= Set task =
The line containing "fig.patches.append(panel)" marks the end: extract everything from the first line of the data through that line, exactly, with no pictures.

= Data section =
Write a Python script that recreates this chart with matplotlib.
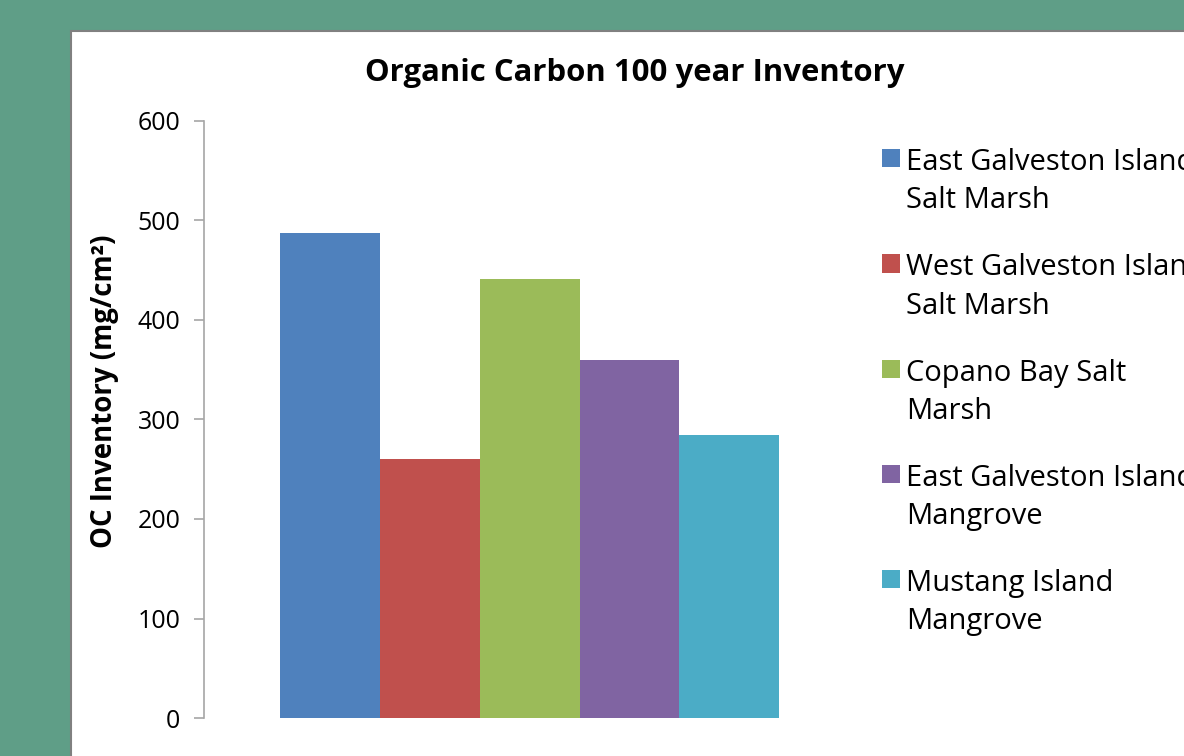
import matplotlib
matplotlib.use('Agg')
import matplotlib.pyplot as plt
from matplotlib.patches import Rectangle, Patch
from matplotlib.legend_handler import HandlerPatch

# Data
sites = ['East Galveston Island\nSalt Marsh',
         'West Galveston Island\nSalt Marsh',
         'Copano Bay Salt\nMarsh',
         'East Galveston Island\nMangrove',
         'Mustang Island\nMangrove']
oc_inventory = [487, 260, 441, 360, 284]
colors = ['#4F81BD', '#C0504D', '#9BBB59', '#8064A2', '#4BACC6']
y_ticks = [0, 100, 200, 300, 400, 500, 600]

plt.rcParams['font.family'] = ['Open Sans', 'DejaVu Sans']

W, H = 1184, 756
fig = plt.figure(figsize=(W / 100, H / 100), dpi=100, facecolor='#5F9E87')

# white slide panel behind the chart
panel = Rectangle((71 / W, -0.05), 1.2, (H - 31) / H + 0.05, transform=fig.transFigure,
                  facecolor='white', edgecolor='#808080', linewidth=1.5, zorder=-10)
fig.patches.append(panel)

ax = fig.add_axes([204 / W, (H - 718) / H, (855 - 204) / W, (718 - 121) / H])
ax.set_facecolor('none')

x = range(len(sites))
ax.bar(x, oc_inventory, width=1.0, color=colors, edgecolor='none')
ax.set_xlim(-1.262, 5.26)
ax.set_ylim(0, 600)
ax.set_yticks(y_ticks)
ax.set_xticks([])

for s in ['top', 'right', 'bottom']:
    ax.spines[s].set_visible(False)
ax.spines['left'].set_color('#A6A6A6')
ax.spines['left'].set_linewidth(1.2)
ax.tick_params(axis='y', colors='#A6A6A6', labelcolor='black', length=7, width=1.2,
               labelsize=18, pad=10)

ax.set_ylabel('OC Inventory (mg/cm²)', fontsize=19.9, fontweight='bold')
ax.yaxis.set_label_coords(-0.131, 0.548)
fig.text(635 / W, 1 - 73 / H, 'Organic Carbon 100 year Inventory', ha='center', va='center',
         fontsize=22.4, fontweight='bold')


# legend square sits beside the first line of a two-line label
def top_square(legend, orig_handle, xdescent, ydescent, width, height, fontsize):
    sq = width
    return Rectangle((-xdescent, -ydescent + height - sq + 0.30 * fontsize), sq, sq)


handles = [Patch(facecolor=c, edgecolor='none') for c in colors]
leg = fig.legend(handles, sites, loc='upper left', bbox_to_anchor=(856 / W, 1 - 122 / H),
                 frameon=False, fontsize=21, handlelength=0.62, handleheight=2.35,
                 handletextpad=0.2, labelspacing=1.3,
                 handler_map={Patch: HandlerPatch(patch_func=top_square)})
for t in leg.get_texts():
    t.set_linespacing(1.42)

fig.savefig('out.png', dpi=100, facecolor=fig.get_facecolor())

= Written response =
Write a Python script that recreates this chart with matplotlib.
import matplotlib
matplotlib.use('Agg')
import matplotlib.pyplot as plt
from matplotlib.patches import Rectangle, Patch
from matplotlib.legend_handler import HandlerPatch

# Data
sites = ['East Galveston Island\nSalt Marsh',
         'West Galveston Island\nSalt Marsh',
         'Copano Bay Salt\nMarsh',
         'East Galveston Island\nMangrove',
         'Mustang Island\nMangrove']
oc_inventory = [487, 260, 441, 360, 284]
colors = ['#4F81BD', '#C0504D', '#9BBB59', '#8064A2', '#4BACC6']
y_ticks = [0, 100, 200, 300, 400, 500, 600]

plt.rcParams['font.family'] = ['Open Sans', 'DejaVu Sans']

W, H = 1184, 756
fig = plt.figure(figsize=(W / 100, H / 100), dpi=100, facecolor='#5F9E87')

# white slide panel behind the chart
panel = Rectangle((71 / W, -0.05), 1.2, (H - 31) / H + 0.05, transform=fig.transFigure,
                  facecolor='white', edgecolor='#808080', linewidth=1.5, zorder=-10)
fig.patches.append(panel)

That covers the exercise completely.